Розовая от волнения мама все время пересчитывала вещи, сердилась, если ее сбивали, шумела, горячилась и ничего не ела. Зато мы с папой, как только влезали в вагон, сразу присаживались к откидному столику и требовали немедленно раскрыть большую корзину с едой. Мама умоляла нас подождать, пока поезд тронется, но мы были неумолимы.

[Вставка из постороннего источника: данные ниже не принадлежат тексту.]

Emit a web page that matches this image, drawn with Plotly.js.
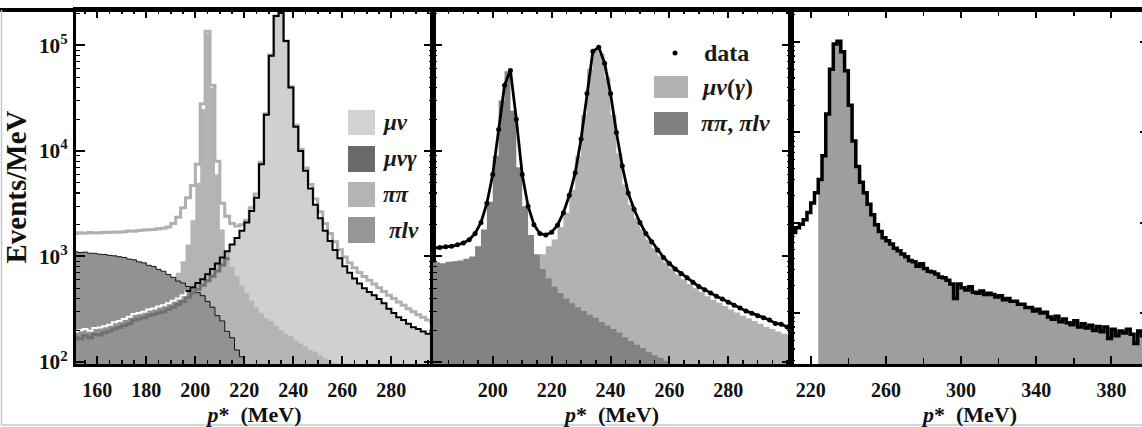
<!DOCTYPE html>
<html><head><meta charset="utf-8">
<script src="https://cdn.plot.ly/plotly-3.0.1.min.js"></script>
<style>html,body{margin:0;padding:0;overflow:hidden;background:#fff;width:1142px;height:427px}#chart{width:1150px;height:427px}</style>
</head><body><div id="chart"></div>
<script>
// ---------- data (Events/MeV) ----------
// Panel 1: 2 MeV bins starting at 150 MeV
const P1_START = 150, P1_BIN = 2;
const muNu = [195,200,205,198,210,212,218,225,238,245,
  255,268,285,292,300,315,322,335,345,360,
  380,400,430,470,510,560,610,680,760,860,
  980,1120,1300,1500,1750,2100,2700,3600,7500,22000,
  80000,190000,205000,110000,40000,17000,10000,6500,4400,3100,
  2300,1750,1400,1150,960,810,700,620,555,500,
  460,430,395,360,320,292,265,250,230,214,
  206,195,185,190];
const piPi = [330,340,335,340,345,350,355,360,365,370,
  380,390,400,410,420,430,450,470,500,540,
  600,700,900,1300,2200,5000,25000,130000,40000,6000,
  1800,1100,800,650,530,450,380,330,290,260,
  245,220,200,185,175,160,150,140,130,125,
  115,108,103,98,94,90,86,83,80,78,
  75,72,70,68,66,64,62,60,58,56,
  55,54,53,52];
const piLNu = [1110,1090,1100,1075,1070,1050,1045,1025,1015,995,
  980,945,930,890,870,825,805,755,725,675,
  635,585,560,520,500,455,425,375,330,275,
  245,195,170,130,112,85];
const muNuGamma = [170,165,178,170,182,180,190,196,205,212,
  222,230,248,255,262,275,282,292,300,315,
  330,350,375,410,450,490,535,590,650,730,
  830,950];
const p1Total = [1650,1680,1660,1690,1670,1680,1700,1690,1710,1700,
  1720,1740,1730,1760,1780,1790,1800,1830,1850,1900,
  2050,2350,2900,3600,4700,7500,28000,136000,42000,8000,
  3200,2400,2050,1950,2000,2200,2900,3900,7800,22500,
  81000,190000,205000,110000,40500,17500,10400,6900,4800,3500,
  2650,2050,1650,1380,1160,990,870,780,705,645,
  595,550,505,465,430,400,370,345,320,300,
  280,265,250,240];
const P1_WHITE_BINS = 25, P1_BLACK_FROM = 23;

// Panel 2: 2 MeV bins starting at 178 MeV, data points every 2 MeV from 180
const P2_START = 178, P2_BIN = 2;
const p2MuNuGamma = [250,260,270,280,290,300,320,340,370,400,
  440,480,530,590,660,740,830,900,950,1050,
  1250,1450,1900,2600,4300,9000,22000,60000,90000,84000,
  50000,22000,9500,4800,3100,2300,1800,1450,1200,1020,
  880,770,680,610,550,500,460,420,390,365,
  340,315,295,275,260,245,230,215,205,195,
  185,180];
const p2PiPiPiLNu = [870,880,865,890,900,915,950,1000,1250,1800,
  3300,9000,30000,57000,24000,7000,3000,1600,1050,760,
  620,520,450,400,360,330,305,280,262,240,
  222,205,190,172,158,146,136,125,116,110,
  103,96,92,88,85,82,80,78,75,73,
  71,69,67,65,63,61,60,59,58,57,
  56,55];
const P2_DATA_START = 180, P2_DATA_STEP = 2;
const p2Data = [1200,1215,1235,1250,1290,1340,1440,1650,2100,3200,
  6000,16000,42000,58000,20000,6000,3000,2000,1650,1600,
  1700,1980,2600,3800,6200,13000,35000,88000,96000,68000,
  35000,15000,7200,4000,2800,2100,1650,1380,1150,980,
  860,760,690,630,570,520,485,450,420,395,
  368,345,325,305,290,275,262,250,232,228,
  215];

// Panel 3: 2 MeV bins starting at 210 MeV
const P3_START = 210, P3_BIN = 2, P3_FILL_FROM = 224;
const p3Data = [78,88,96,108,130,165,215,300,550,1600,
  5000,9500,10200,7800,4800,2000,800,420,280,215,
  160,122,95,80,68,63,58,52,49,45,
  42,38,37,33,35,31,29,28.5,27,25,
  24.5,23,21,14.5,21,19,18,19.5,17,16.5,
  17.5,16,16.5,16,15,15.5,14,14.5,13.5,13.5,
  12.5,12.5,11.5,11.5,10.5,11,10,10.2,9,8.5,
  9.2,8,8.6,7.8,7.4,8.2,7,7.6,6.8,7.3,
  6.4,7.1,6.2,7,5.2,6.6,5.6,6.3,6,6.6,
  5.8,4.6,6.3,5.6,6];

// tick labels and legend texts
const p1TickVals = [160,180,200,220,240,260,280];
const p2TickVals = [200,220,240,260,280];
const p3TickVals = [220,260,300,340,380];
const legend1Labels = ['<i>μν</i>','<i>μνγ</i>','<i>ππ</i>','<i>πlν</i>'];
const legend1Colors = ['#d2d2d2','#6a6a6a','#b4b4b4','#969696'];
const legend2Labels = ['data','<i>μν</i>(<i>γ</i>)','<i>ππ</i>, <i>πlν</i>'];
const xTitle = '<i>p</i>*\u2002(MeV)';
const yTitle = 'Events/MeV';

// ---------- helpers ----------
function step(start, w, vals){
  const x = [], y = [];
  vals.forEach((v,i)=>{ x.push(start + i*w); y.push(v); });
  x.push(start + vals.length*w); y.push(vals[vals.length-1]);
  return {x, y};
}
function pts(start, w, vals){ return {x: vals.map((v,i)=>start+i*w), y: vals}; }

const FONT = 'Liberation Serif';
const traces = [];
function fillTrace(s, xa, ya, color, line){
  return {x: s.x, y: s.y, xaxis: xa, yaxis: ya, type: 'scatter', mode: 'lines',
    line: Object.assign({shape:'hv', width:0, color: color}, line || {}),
    fill: 'tozeroy', fillcolor: color, hoverinfo: 'skip', showlegend: false};
}
function lineTrace(s, xa, ya, color, width){
  return {x: s.x, y: s.y, xaxis: xa, yaxis: ya, type: 'scatter', mode: 'lines',
    line: {shape:'hv', width: width, color: color}, hoverinfo: 'skip', showlegend: false};
}

// Panel 1
traces.push(fillTrace(step(P1_START, P1_BIN, muNu), 'x', 'y', '#d0d0d0'));
traces.push(fillTrace(step(P1_START, P1_BIN, piPi), 'x', 'y', '#b4b4b4'));
traces.push(fillTrace(step(P1_START, P1_BIN, piLNu), 'x', 'y', '#929292', {width:1, color:'#111'}));
traces.push(lineTrace(step(P1_START, P1_BIN, p1Total), 'x', 'y', '#b0b0b0', 3));
traces.push(lineTrace(step(P1_START, P1_BIN, muNuGamma), 'x', 'y', '#707070', 3));
traces.push(lineTrace(step(P1_START, P1_BIN, muNu.slice(0, P1_WHITE_BINS)), 'x', 'y', '#ffffff', 2));
traces.push(lineTrace(step(P1_START + P1_BLACK_FROM*P1_BIN, P1_BIN, muNu.slice(P1_BLACK_FROM)), 'x', 'y', '#000000', 2));

// Panel 2
traces.push(fillTrace(step(P2_START, P2_BIN, p2MuNuGamma), 'x2', 'y2', '#b2b2b2'));
traces.push(fillTrace(step(P2_START, P2_BIN, p2PiPiPiLNu), 'x2', 'y2', '#828282'));
const d2 = pts(P2_DATA_START, P2_DATA_STEP, p2Data);
traces.push({x: d2.x, y: d2.y, xaxis:'x2', yaxis:'y2', type:'scatter', mode:'lines+markers',
  line:{color:'#000', width:2.8}, marker:{color:'#000', size:5}, hoverinfo:'skip', showlegend:false});

// Panel 3
const fromIdx = (P3_FILL_FROM - P3_START)/P3_BIN;
traces.push(fillTrace(step(P3_FILL_FROM, P3_BIN, p3Data.slice(fromIdx)), 'x3', 'y3', '#9e9e9e'));
traces.push(lineTrace(step(P3_START, P3_BIN, p3Data), 'x3', 'y3', '#000000', 3.5));

// ---------- layout ----------
const L = 76, R = 1149, TOP = 10, BOT = 364;
const W = R - L, H = BOT - TOP;
const px = v => (v - L)/W, py = v => (BOT - v)/H;
const d1 = [0, px(433)], d2d = [px(433), px(791)], d3 = [px(791), 1];

const tickFontX = {family: FONT, size: 20, weight: 'bold', color: '#111'};
function xAxis(domain, range, anchor, tickvals, minorStep, minorLen){
  return {domain, range, anchor, tickmode:'array', tickvals, ticktext: tickvals.map(String),
    ticks:'inside', ticklen:8, tickwidth:2, tickcolor:'#000',
    minor:{ticks:'inside', ticklen:minorLen, tickwidth:1.5, tickcolor:'#000', dtick:minorStep, tick0:0, showgrid:false},
    showline:true, linewidth:3, linecolor:'#000', mirror:'allticks', showgrid:false, zeroline:false,
    tickfont: tickFontX, ticklabelstandoff: 6,
    title:{text: xTitle, font:{family: FONT, size: 22, weight:'bold', color:'#111'}, standoff: 8}};
}
function yAxis(range, anchor, showLabels){
  return {type:'log', range, anchor, tickmode:'linear', tick0:0, dtick:1, exponentformat:'power',
    showticklabels: showLabels, ticks:'inside', ticklen:9, tickwidth:2, tickcolor:'#000',
    minor:{ticks:'inside', ticklen:4, tickwidth:1.2, tickcolor:'#000', dtick:'D1', showgrid:false},
    showline:true, linewidth:3, linecolor:'#000', mirror:'allticks', showgrid:false, zeroline:false,
    tickfont:{family: FONT, size: 17, weight:'bold', color:'#111'}, ticklabelstandoff: 2,
    domain:[0,1]};
}
const ya1 = yAxis([1.981, 5.336], 'x', true);
ya1.title = {text: yTitle, font:{family: FONT, size: 29, weight:'bold', color:'#111'}, standoff: 4};

const shapes = [
  {type:'line', xref:'paper', yref:'paper', x0: px(0), x1: px(1150), y0: 1, y1: 1, line:{color:'#000', width:4}},
  {type:'line', xref:'paper', yref:'paper', x0: px(1.5), x1: px(1.5), y0: py(10), y1: py(425), line:{color:'#c8c8c8', width:1.5}},
  {type:'line', xref:'paper', yref:'paper', x0: px(1.5), x1: px(1150), y0: py(425), y1: py(425), line:{color:'#c8c8c8', width:1.5}}
];
const annotations = [];
const leg1Y = [[110,135],[146,172],[182,207],[217,243]];
const leg1TextX = [381,381,381,387];
legend1Labels.forEach((t,i)=>{
  shapes.push({type:'rect', xref:'paper', yref:'paper', x0:px(348), x1:px(375), y0:py(leg1Y[i][1]), y1:py(leg1Y[i][0]),
    fillcolor: legend1Colors[i], line:{width:0}});
  annotations.push({xref:'paper', yref:'paper', x:px(leg1TextX[i]), y:py((leg1Y[i][0]+leg1Y[i][1])/2), text:t,
    xanchor:'left', yanchor:'middle', showarrow:false, font:{family: FONT, size:23, weight:'bold', color:'#1a1a1a'}});
});
// panel 2 legend
shapes.push({type:'circle', xref:'paper', yref:'paper', x0:px(672.5), x1:px(677.5), y0:py(55.5), y1:py(50.5), fillcolor:'#000', line:{width:0}});
const leg2Y = [[43,63],[76,98],[112,135]];
const leg2Colors = [null,'#b2b2b2','#818181'];
legend2Labels.forEach((t,i)=>{
  if(leg2Colors[i]) shapes.push({type:'rect', xref:'paper', yref:'paper', x0:px(654), x1:px(688), y0:py(leg2Y[i][1]), y1:py(leg2Y[i][0]),
    fillcolor: leg2Colors[i], line:{width:0}});
  annotations.push({xref:'paper', yref:'paper', x:px(i===0?702:699), y:py((leg2Y[i][0]+leg2Y[i][1])/2), text:t,
    xanchor:'left', yanchor:'middle', showarrow:false, font:{family: FONT, size:24, weight:'bold', color:'#1a1a1a'}});
});

const layout = {
  width: 1150, height: 427,
  margin: {l: L, r: 1150 - R, t: TOP, b: 427 - BOT, pad: 0},
  paper_bgcolor: '#fff', plot_bgcolor: '#fff',
  font: {family: FONT, color: '#111'},
  showlegend: false,
  xaxis: xAxis(d1, [151.3, 297], 'y', p1TickVals, 5, 4),
  xaxis2: xAxis(d2d, [179.7, 301.3], 'y2', p2TickVals, 5, 4),
  xaxis3: xAxis(d3, [209.5, 400], 'y3', p3TickVals, 20, 6),
  yaxis: ya1,
  yaxis2: yAxis([1.981, 5.336], 'x2', false),
  yaxis3: yAxis([0.435, 4.355], 'x3', false),
  shapes, annotations
};
Plotly.newPlot('chart', traces, layout, {staticPlot: true, displayModeBar: false});
</script></body></html>
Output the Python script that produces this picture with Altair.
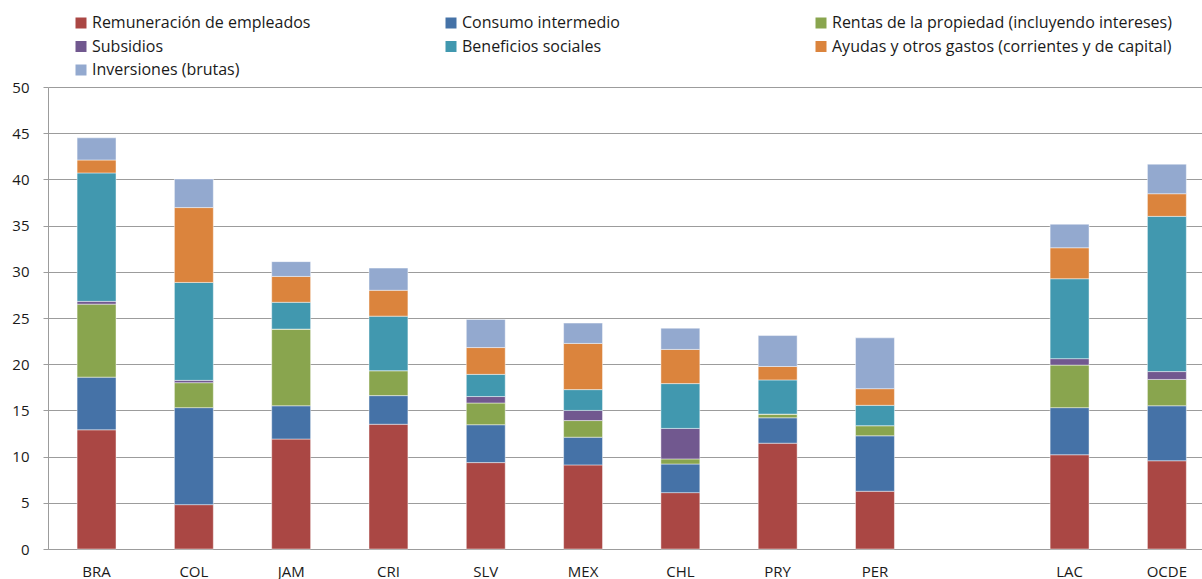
import altair as alt
import pandas as pd

# Countries / aggregates on the x axis; " " keeps an empty slot before the regional averages
countries = ["BRA", "COL", "JAM", "CRI", "SLV", "MEX", "CHL", "PRY", "PER", "LAC", "OCDE"]
x_domain = ["BRA", "COL", "JAM", "CRI", "SLV", "MEX", "CHL", "PRY", "PER", " ", "LAC", "OCDE"]

series = [
    "Remuneración de empleados",
    "Consumo intermedio",
    "Rentas de la propiedad (incluyendo intereses)",
    "Subsidios",
    "Beneficios sociales",
    "Ayudas y otros gastos (corrientes y de capital)",
    "Inversiones (brutas)",
]
colors = ["#AA4744", "#4572A7", "#89A54E", "#71588F", "#4198AF", "#DB843D", "#93A9CF"]

# Spending components, % of GDP (stacked bottom to top in series order)
remuneracion = [12.9, 4.8, 11.9, 13.5, 9.35, 9.1, 6.1, 11.45, 6.25, 10.2, 9.55]
consumo      = [5.7, 10.5, 3.6, 3.1, 4.1, 3.0, 3.1, 2.75, 6.0, 5.1, 5.95]
rentas       = [7.9, 2.7, 8.3, 2.7, 2.35, 1.8, 0.55, 0.4, 1.1, 4.6, 2.85]
subsidios    = [0.3, 0.25, 0.0, 0.0, 0.7, 1.1, 3.3, 0.0, 0.0, 0.7, 0.85]
beneficios   = [13.9, 10.6, 2.9, 5.9, 2.4, 2.25, 4.85, 3.7, 2.2, 8.65, 16.8]
ayudas       = [1.4, 8.1, 2.8, 2.8, 2.9, 5.0, 3.7, 1.45, 1.8, 3.35, 2.45]
inversiones  = [2.4, 3.1, 1.6, 2.4, 3.05, 2.2, 2.3, 3.35, 5.5, 2.55, 3.2]

values = [remuneracion, consumo, rentas, subsidios, beneficios, ayudas, inversiones]

rows = []
for idx, (name, vals) in enumerate(zip(series, values)):
    for country, v in zip(countries, vals):
        rows.append({"pais": country, "componente": name, "orden": idx, "valor": v})
df = pd.DataFrame(rows)

FONT = "Open Sans"
GRID = "#9C9C9C"

chart = (
    alt.Chart(df)
    .mark_bar(stroke="#ffffff", strokeWidth=1, strokeOpacity=0.45)
    .encode(
        x=alt.X(
            "pais:N",
            sort=x_domain,
            scale=alt.Scale(domain=x_domain, paddingInner=0.6, paddingOuter=0.23, align=0.65),
            axis=alt.Axis(
                title="",
                labelAngle=0,
                ticks=False,
                labelPadding=15,
                labelFontSize=15,
                labelFont=FONT,
                labelColor="#1a1a1a",
                domainColor=GRID,
                domainWidth=1,
                grid=False,
            ),
        ),
        y=alt.Y(
            "valor:Q",
            stack="zero",
            scale=alt.Scale(domain=[0, 50], nice=False),
            axis=alt.Axis(
                title="",
                values=[0, 5, 10, 15, 20, 25, 30, 35, 40, 45, 50],
                tickSize=5,
                tickColor=GRID,
                tickWidth=1,
                labelPadding=14,
                labelFontSize=15,
                labelFont=FONT,
                labelColor="#1a1a1a",
                domainColor=GRID,
                domainWidth=1,
                grid=True,
                gridColor=GRID,
                gridWidth=1,
            ),
        ),
        color=alt.Color(
            "componente:N",
            scale=alt.Scale(domain=series, range=colors),
            legend=alt.Legend(
                title="",
                orient="none",
                legendX=25,
                legendY=-72,
                columns=3,
                gridAlign="all",
                direction="horizontal",
                symbolType="square",
                symbolSize=121,
                symbolStrokeWidth=0,
                labelFontSize=16,
                labelFont=FONT,
                labelColor="#1a1a1a",
                labelOffset=3,
                labelLimit=600,
                rowPadding=7.5,
                columnPadding=11,
            ),
        ),
        order=alt.Order("orden:Q", sort="ascending"),
    )
    .properties(
        width=1154,
        height=462,
        autosize=alt.AutoSizeParams(type="none"),
        padding={"left": 48, "top": 87, "right": 0, "bottom": 30},
        background="#ffffff",
    )
    .configure_view(strokeWidth=0)
)

chart.save("out.html", embed_options={"renderer": "svg", "actions": False})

Мы уже были не в Москве, а в вагоне — мы хотели жить другой, не московской, а вагонной жизнью.

Мы хотели есть пирожки и жареную курицу и, жуя все это, ехать и ехать в прекрасное Оболенское.

Возвращаться из Оболенского в Москву не хотелось, но когда приезжали, было очень интересно пробежаться по неузнаваемым и каким-то пустым комнатам, пересмотреть забытые игрушки и заново оценить их…

Окна открыты, и из Знаменского переулка слышно громыхание ручной тележки и неугомонный крик на разные голоса: «Арбузы, арбузы, а-р-б-у-з-ы, есть сахарные арбузы!» (В Оболенском арбузов не было.) Очень красивыми казались гостиная и папин кабинет. (В Оболенском тоже таких комнат не было.)

Но вся эта осенняя жизнь в Москве — с арбузами, дынями, неузнаваемой квартирой и забытыми игрушками — была мимолетной, потому что в доме очень скоро начинали топиться печи, а за окнами сеялся снег и светило зимнее солнце.

Так запомнилась Москва: всегда зимой, всегда со снегом, всегда с печкой.